For details of the benefit cap, including details of those who are exempt, see Benefit cap.

[1] reg 36 Universal Credit Regulations 2013 SI 2013/376.

[2] regs 23 to 35 Universal Credit Regulations 2013 SI 2013/376; SC & Ors v Secretary of State for Work And Pensions & Ors[2018] EWHC 864 (Admin).

[3] reg 24A Universal Credit Regulations 2013 SI 2013/376, as amended by Universal Credit and Jobseeker's Allowance (Miscellaneous Amendments) Regulations 2018 SI 2018/1129 and (wef 1 Feb 2019) Universal Credit (Restriction on Amounts for Children and Qualifying Young Persons) (Transitional Provisions) Amendment Regulations 2019 SI 2019/27.

[4] reg 66 Universal Credit Regulations 2013 SI 2013/376.

[5] reg 22(1)(a) Universal Credit Regulations 2013 SI 2013/376.

[6] reg 72 Universal Credit Regulations 2013 SI 2013/376.

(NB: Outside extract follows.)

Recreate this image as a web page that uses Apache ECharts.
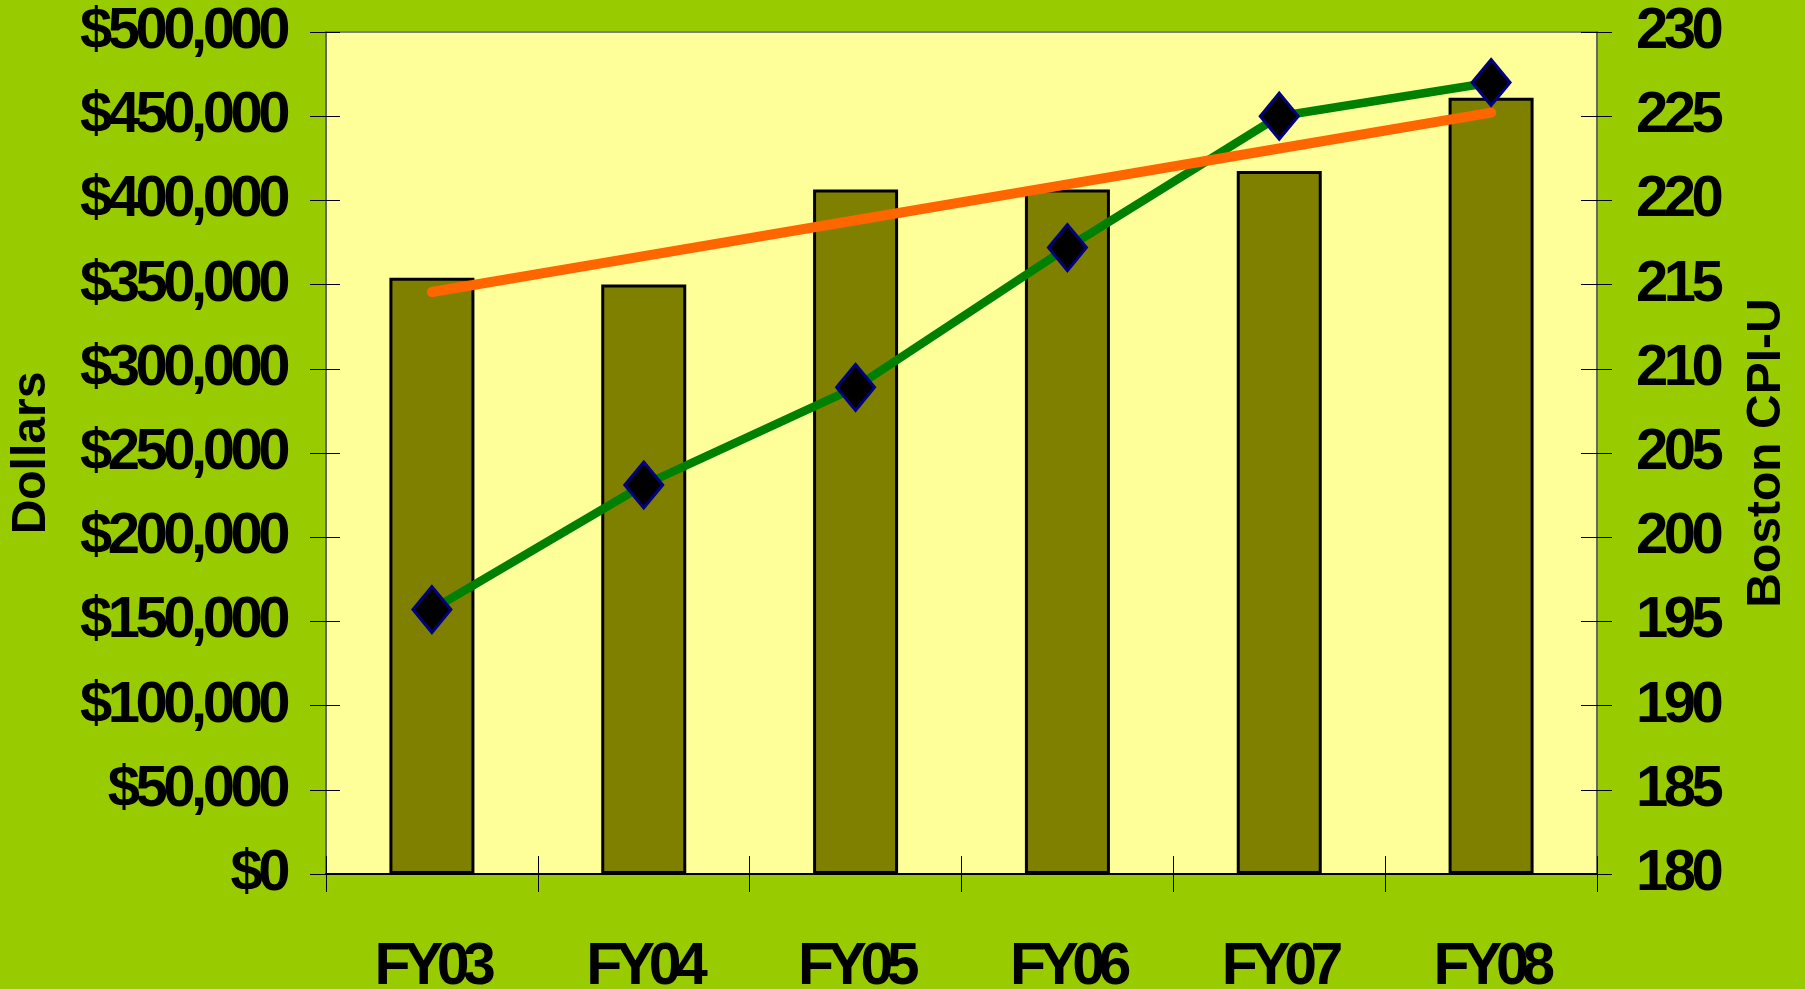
<!DOCTYPE html>
<html>
<head>
<meta charset="utf-8">
<script src="https://cdn.jsdelivr.net/npm/echarts@6/dist/echarts.min.js"></script>
<style>
html,body{margin:0;padding:0;background:#99CC00;}
#chart{width:1805px;height:989px;}
</style>
</head>
<body>
<div id="chart"></div>
<script>
// ---- data ----
const categories = ['FY03', 'FY04', 'FY05', 'FY06', 'FY07', 'FY08'];
const dollars = [354000, 350000, 406500, 406500, 417500, 461000];
const cpi = [195.7, 203.1, 208.9, 217.2, 225.0, 227.0];
const trend = [345600, 366900, 388200, 409500, 430800, 452100];
const leftTickLabels = ['$0', '$50,000', '$100,000', '$150,000', '$200,000', '$250,000',
  '$300,000', '$350,000', '$400,000', '$450,000', '$500,000'];
const rightTickLabels = ['180', '185', '190', '195', '200', '205', '210', '215', '220', '225', '230'];

// tight letter spacing for the big bold tick labels (as in the original slide)
(function () {
  const SPACING = { 58: -4.5, 59: -6.5 };
  const proto = CanvasRenderingContext2D.prototype;
  const origFill = proto.fillText;
  proto.fillText = function (t, x, y, mw) {
    const m = /(\d+(?:\.\d+)?)px/.exec(this.font);
    const s = m && SPACING[Math.round(+m[1])];
    if (s && ('letterSpacing' in this)) {
      const prev = this.letterSpacing;
      this.letterSpacing = s + 'px';
      if (mw === undefined) origFill.call(this, t, x, y); else origFill.call(this, t, x, y, mw);
      this.letterSpacing = prev;
    } else {
      if (mw === undefined) origFill.call(this, t, x, y); else origFill.call(this, t, x, y, mw);
    }
  };
})();

const FONT = "'Liberation Sans', Arial, sans-serif";
const gridRect = { left: 326, right: 208, top: 32, bottom: 115, containLabel: false, outerBoundsMode: 'none' };

const chart = echarts.init(document.getElementById('chart'), null, { renderer: 'canvas' });
chart.setOption({
  backgroundColor: '#99CC00',
  animation: false,
  grid: [
    Object.assign({ show: true, backgroundColor: '#FFFF99', borderColor: '#808080', borderWidth: 2 }, gridRect),
    Object.assign({ show: false }, gridRect)
  ],
  xAxis: [
    {
      type: 'category', data: categories, gridIndex: 0, position: 'bottom',
      axisLine: { show: true, lineStyle: { color: '#000', width: 2 } },
      axisTick: { show: true, inside: false, length: 18, interval: 0, lineStyle: { color: '#000', width: 1 } },
      axisLabel: { show: true, interval: 0, margin: 64, color: '#000', fontFamily: FONT, fontWeight: 'bold', fontSize: 59 },
      splitLine: { show: false }
    },
    {
      type: 'category', data: categories, gridIndex: 1, position: 'bottom',
      axisLine: { show: false },
      axisTick: { show: true, inside: true, length: 18, interval: 0, lineStyle: { color: '#000', width: 1 } },
      axisLabel: { show: false },
      splitLine: { show: false }
    }
  ],
  yAxis: [
    {
      type: 'value', gridIndex: 0, position: 'left', min: 0, max: 500000, interval: 50000,
      name: 'Dollars', nameLocation: 'middle', nameGap: 270, nameMoveOverlap: false,
      nameTextStyle: { color: '#000', fontFamily: FONT, fontWeight: 'bold', fontSize: 48 },
      axisLine: { show: true, lineStyle: { color: '#666', width: 2 } },
      axisTick: { show: true, inside: false, length: 16, lineStyle: { color: '#000', width: 1 } },
      axisLabel: {
        margin: 40, color: '#000', fontFamily: FONT, fontWeight: 'bold', fontSize: 58,
        formatter: function (v) { return leftTickLabels[Math.round(v / 50000)]; }
      },
      splitLine: { show: false }
    },
    {
      type: 'value', gridIndex: 0, position: 'right', min: 180, max: 230, interval: 5,
      name: 'Boston CPI-U', nameLocation: 'middle', nameGap: 146, nameMoveOverlap: false,
      nameTextStyle: { color: '#000', fontFamily: FONT, fontWeight: 'bold', fontSize: 48 },
      axisLine: { show: true, lineStyle: { color: '#666', width: 2 } },
      axisTick: { show: true, inside: false, length: 15, lineStyle: { color: '#000', width: 1 } },
      axisLabel: {
        margin: 39, color: '#000', fontFamily: FONT, fontWeight: 'bold', fontSize: 58,
        formatter: function (v) { return rightTickLabels[Math.round((v - 180) / 5)]; }
      },
      splitLine: { show: false }
    },
    {
      type: 'value', gridIndex: 1, position: 'left', min: 0, max: 500000, interval: 50000,
      axisLine: { show: false },
      axisTick: { show: true, inside: true, length: 14, lineStyle: { color: '#000', width: 1 } },
      axisLabel: { show: false }, splitLine: { show: false }
    },
    {
      type: 'value', gridIndex: 1, position: 'right', min: 180, max: 230, interval: 5,
      axisLine: { show: false },
      axisTick: { show: true, inside: true, length: 16, lineStyle: { color: '#000', width: 1 } },
      axisLabel: { show: false }, splitLine: { show: false }
    }
  ],
  series: [
    {
      type: 'bar', xAxisIndex: 0, yAxisIndex: 0, data: dollars, barWidth: 85,
      itemStyle: { color: '#808000', borderColor: '#000', borderWidth: 3 },
      z: 2
    },
    {
      type: 'line', xAxisIndex: 0, yAxisIndex: 1, data: cpi, symbol: 'none',
      lineStyle: { color: '#008000', width: 8.5 }, z: 3
    },
    {
      type: 'line', xAxisIndex: 0, yAxisIndex: 0, data: trend, symbol: 'none',
      lineStyle: { color: '#FF6600', width: 10, cap: 'round' }, z: 4
    },
    {
      type: 'scatter', xAxisIndex: 0, yAxisIndex: 1, data: cpi, symbol: 'diamond', symbolSize: [38, 46],
      itemStyle: { color: '#000', borderColor: '#000080', borderWidth: 3, opacity: 1 }, z: 5
    }
  ]
});
</script>
</body>
</html>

[7] reg 66(1)(k) Universal Credit Regulations 2013 SI 2013/376.

[8] sch.10 Universal Credit Regulations 2013 SI 2013/376, as amended.

[9] reg 22(1)(b)(ii) Universal Credit Regulations 2013 SI 2013/376.

[10] reg 22(2) Universal Credit Regulations 2013 SI 2013/376.

[11] reg 5A Universal Credit (Transitional Provisions) Regulations 2014 SI 2014/1230 as inserted by reg 6(5) Universal Credit (Miscellaneous Amendments, Saving and Transitional Provision) Regulation 2018 SI 2018/65.

[12] reg 22(1)(b)(i) Universal Credit Regulations 2013 SI 2013/376.

[13] reg 22(1)(b) Universal Credit Regulations 2013 SI 2013/376 as amended by reg.2 Universal Credit (Reduction of the Earnings Taper Rate) Amendment Regulations 2017 SI 2017/348;; ADM Memo 4/17.

[14] R (on the application of Johnson and others) v Secretary of State for Work and Pensions [2019] EWHC 23 (Admin). It should be noted that DWP is seeking permission to appeal this decision and has said that, in the meantime, it is relying on powers in social security law which allow it to continue to apply the law as it stood before this ruling until the case is finally concluded - see House of Commons Library Briefing Paper number 8501 of 13 August 2019.

[15] s.8(1) Welfare Reform Act 2012.

[16] s.96 Welfare Reform Act 2012; regs 78-83 Universal Credit regulations 2013 SI 2013/376. The exemption from the cap for claimants in receipt of universal credit in the pilot areas taking universal credit claims was revoked on 28 October 2013 by reg 6 Universal Credit (Transitional Provisions) and Housing Benefit (Amendment) Regulations 2013 SI 2013/2070.